When reporting the demographics of a particular population, researchers utilize a wide range of terms to classify people. These classifications are determined by specific demographic factors, including age, sex, education, economic status, and marital status. Most have relatively clear definitions, but the meaning of other terminology used in demographics is less clear. Some commonly confused demographic terms are “nationality” and “ethnicity." These terms, although somewhat related, are often incorrectly used interchangeably. This article explores the differences between the two words, as well as how they are connected.
What Is Nationality?
Nationality refers to the country from which a person originates. In many cases, nationality is the country where a person was born, but that is not always the case. The term nationality should only be used to identify the membership a person has with a specific country, which is determined by the nationality policies of that country. It also refers to the protections offered to an individual by their state of nationality. This concept is most similar to citizenship, although technically citizenship is associated with a person’s internal political relationship with their country, whereas nationality is associated with a person’s international interactions. For example, nationality does not always guarantee the right to participate in the political processes of a country. Identifying with nationality often results in feelings of nationalism or patriotism. Examples of nationalities include the following identities: British, American, Indian, Canadian, and Nigerian.
What Is The Difference Between Nationality And Ethnicity?

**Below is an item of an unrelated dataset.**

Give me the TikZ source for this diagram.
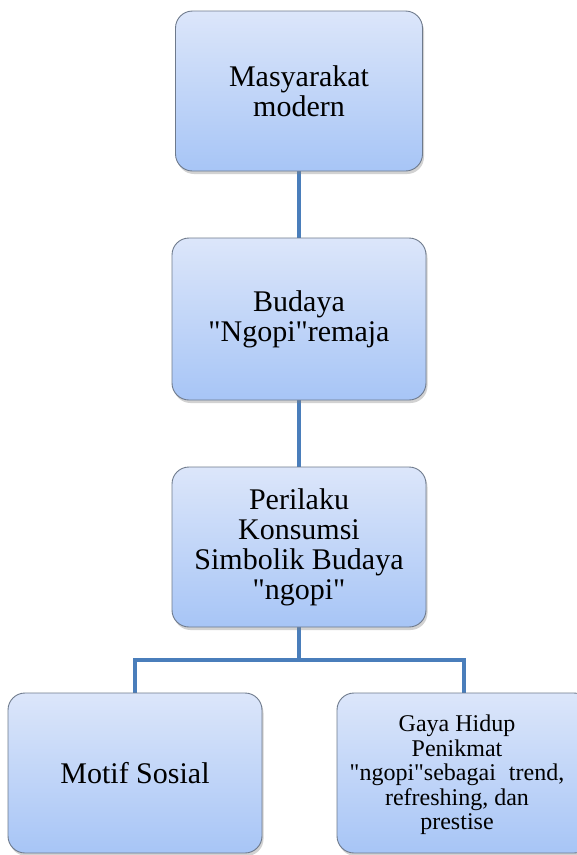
\documentclass[tikz,border=0pt]{standalone}
\usepackage{fontspec}
\setmainfont{Liberation Serif}[Ligatures=TeXOff]
\usetikzlibrary{shadows,backgrounds}
\definecolor{boxtop}{RGB}{220,230,250}
\definecolor{boxbot}{RGB}{167,197,246}
\definecolor{boxline}{RGB}{110,122,140}
\definecolor{connblue}{RGB}{74,126,187}
\tikzset{
  box/.style={rectangle, rounded corners=17pt, draw=boxline, line width=0.9pt,
    top color=boxtop, bottom color=boxbot, align=center,
    minimum width=254pt, minimum height=160pt, inner sep=0pt,
    drop shadow={opacity=0.35, shadow xshift=1.5pt, shadow yshift=-3pt},
    font=\fontsize{30pt}{30pt}\selectfont},
  conn/.style={draw=connblue, line width=4pt},
  smalltext/.style={align=center, font=\fontsize{24pt}{24.5pt}\selectfont}
}
\begin{document}
\begin{tikzpicture}[x=1pt,y=-1pt]
\useasboundingbox (0,0) rectangle (577,855);
\clip (0,0) rectangle (577,855);
\node[box, minimum width=247pt] (b1) at (299,91) {Masyarakat\\modern};
\node[box, minimum height=162pt] (b2) at (299,319) {Budaya\\"Ngopi"remaja};
\node[box] (b3) at (299,547) {Perilaku\\Konsumsi\\Simbolik Budaya\\"ngopi"};
\node[box] (b4) at (135,773) {Motif Sosial};
\node[box] (b5) at (464,773) {};
\node[smalltext] (t5) at (457,775) {Gaya Hidup\\Penikmat\\"ngopi"sebagai\hspace{13pt}trend,\\refreshing, dan\\prestise};
\coordinate (hub) at (299,660);
\begin{scope}[on background layer]
  \fill[white] (0,0) rectangle (577,855);
  \draw[conn] (b1.south) -- (b2.north);
  \draw[conn] (b2.south) -- (b3.north);
  \draw[conn] (b3.south) -- (hub);
  \draw[conn] (b4.north) |- (hub) -| (b5.north);
\end{scope}
\end{tikzpicture}
\end{document}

Nationality and ethnicity are two very different terms that are often incorrectly used interchangeably. Nationality refers to the country from which a person originates whereas ethnicity is used to describe a group of people who share a common culture.
What Is Ethnicity?
Ethnicity has much less association with the country where a person was born or is residing. Instead, ethnicity is used to describe a group of people who share a common culture based on factors such as language, religion, ancestry, clothing, cuisine, and heritage. A person may change ethnicity by way of acculturation, religious conversion, or the adoption of a different language. Nationality, however, may not change. Belonging to a specific ethnicity means belonging to a specific subgroup within a larger population. The ethnicity of a person relies on the inherited characteristics held by that person. Individuals relate to this ethnic group and identity as a result of their shared history, beliefs, and traditions. Ethnicity is often categorized as one (or multiple) of the following groups: ethno-racial, ethno-national, ethno-linguistic, ethno-religious, and ethno-regional. Ethnicities include the following identities: the French-Canadian in Canada, the Kongo in Africa, and the African-American in the United States. In short, nationality is more of a legal concept, whereas ethnicity is cultural.
Relationship Between Ethnicity and Nationality
Although both terms have distinct differences, ethnicity and nationality may be linked, particularly in instances involving international immigration or colonialism. For example, as people change the locations of their residency, or as the governing power changes their official nationality, such as through colonialism, they tend to identify with people who share their ethnicity. This also explains how people with the same nationality may have different ethnicities. One example of this is evident throughout African countries, where colonial borders have been maintained post-colonialism. These political borders do not respect the traditional, tribal borders and result in multiethnic countries as tribal members find themselves divided among nations.